* _Do this_
Extract word for word the lines of the listing from its start to the line holding "text height=17.2pt, text depth=2.7pt] (offensive)", both ends kept; pictures are not part of the copy.

-- Begin Material provided --

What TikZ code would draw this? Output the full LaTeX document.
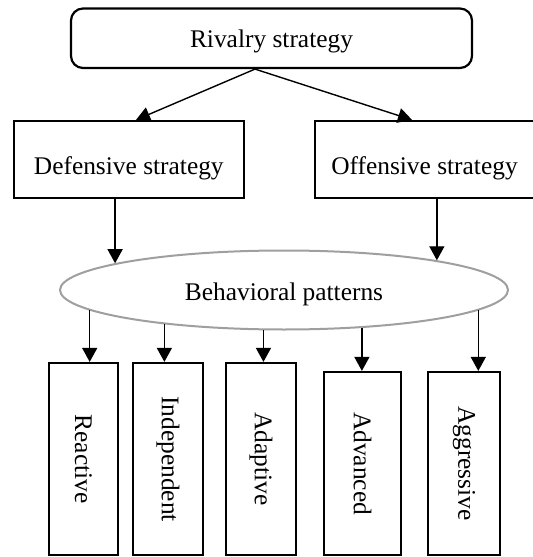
\documentclass[tikz,border=0pt]{standalone}
\usepackage{fontspec}
\setmainfont{Liberation Serif}
\usetikzlibrary{arrows.meta, shapes.geometric}

\begin{document}
\begin{tikzpicture}[x=0.5pt, y=-0.5pt,
    box/.style={draw, line width=1.1pt, inner sep=0pt, font=\fontsize{12.7}{14}\selectfont},
    vbox/.style={box, rotate=-90, minimum width=96pt, minimum height=35pt},
    arr/.style={-{Triangle[width=7.5pt,length=7pt]}, line width=0.7pt}]
    \useasboundingbox (0,0) rectangle (532,557);

    % 顶层
    \node[box, rounded corners=6pt, minimum width=200.5pt, minimum height=29.75pt,
          text height=12pt, text depth=2.7pt] (rivalry) at (271.5,38.25) {Rivalry strategy};

    % 第二层
    \node[box, minimum width=115.2pt, minimum height=38.5pt,
          text height=17.2pt, text depth=2.7pt] (defensive) at (128.8,159.5) {Defensive strategy};
    \node[box, minimum width=109.5pt, minimum height=38.5pt,
          text height=17.2pt, text depth=2.7pt] (offensive) at (424.5,159.5) {Offensive strategy};

    % 椭圆
    \node[ellipse, draw=gray!75, line width=1pt, fill=white, minimum width=224pt,
          minimum height=39.5pt, inner sep=0pt, font=\fontsize{12.7}{14}\selectfont,
          text height=12.7pt, text depth=2.7pt] (patterns) at (284,290) {Behavioral patterns};

    % 底层（竖排文字）
    \node[vbox, minimum height=34.5pt] (reactive) at (83.5,459) {Reactive};
    \node[vbox] (independent) at (168,459) {Independent};
    \node[vbox] (adaptive) at (261,459) {Adaptive};
    \node[vbox, minimum width=91.5pt, minimum height=38.5pt] (advanced) at (362.5,463.5) {Advanced};
    \node[vbox, minimum width=91.5pt, minimum height=36pt] (aggressive) at (464,463.5) {Aggressive};

    % 箭头
    \coordinate (fork) at ([xshift=-8.25pt]rivalry.south);
    \draw[arr] (fork) -- ([xshift=3.6pt]defensive.north);
    \draw[arr] (fork) -- ([xshift=-6.25pt]offensive.north);

    \draw[arr] (defensive.south -| patterns.171.2) -- (patterns.171.2);
    \draw[arr] (offensive.south -| patterns.11) -- (patterns.11);

    \draw[arr] (patterns.-174.5) -- (patterns.-174.5 |- reactive.west);
    \draw[arr] (patterns.-164.4) -- (patterns.-164.4 |- independent.west);
    \draw[arr] (patterns.-117) -- (patterns.-117 |- adaptive.west);
    \draw[arr] (patterns.-26.1) -- (patterns.-26.1 |- advanced.west);
    \draw[arr] (patterns.-6.5) -- (patterns.-6.5 |- aggressive.west);
\end{tikzpicture}
\end{document}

-- End Material provided --

* _Result below_
What TikZ code would draw this? Output the full LaTeX document.
\documentclass[tikz,border=0pt]{standalone}
\usepackage{fontspec}
\setmainfont{Liberation Serif}
\usetikzlibrary{arrows.meta, shapes.geometric}

\begin{document}
\begin{tikzpicture}[x=0.5pt, y=-0.5pt,
    box/.style={draw, line width=1.1pt, inner sep=0pt, font=\fontsize{12.7}{14}\selectfont},
    vbox/.style={box, rotate=-90, minimum width=96pt, minimum height=35pt},
    arr/.style={-{Triangle[width=7.5pt,length=7pt]}, line width=0.7pt}]
    \useasboundingbox (0,0) rectangle (532,557);

    % 顶层
    \node[box, rounded corners=6pt, minimum width=200.5pt, minimum height=29.75pt,
          text height=12pt, text depth=2.7pt] (rivalry) at (271.5,38.25) {Rivalry strategy};

    % 第二层
    \node[box, minimum width=115.2pt, minimum height=38.5pt,
          text height=17.2pt, text depth=2.7pt] (defensive) at (128.8,159.5) {Defensive strategy};
    \node[box, minimum width=109.5pt, minimum height=38.5pt,
          text height=17.2pt, text depth=2.7pt] (offensive) at (424.5,159.5) {Offensive strategy};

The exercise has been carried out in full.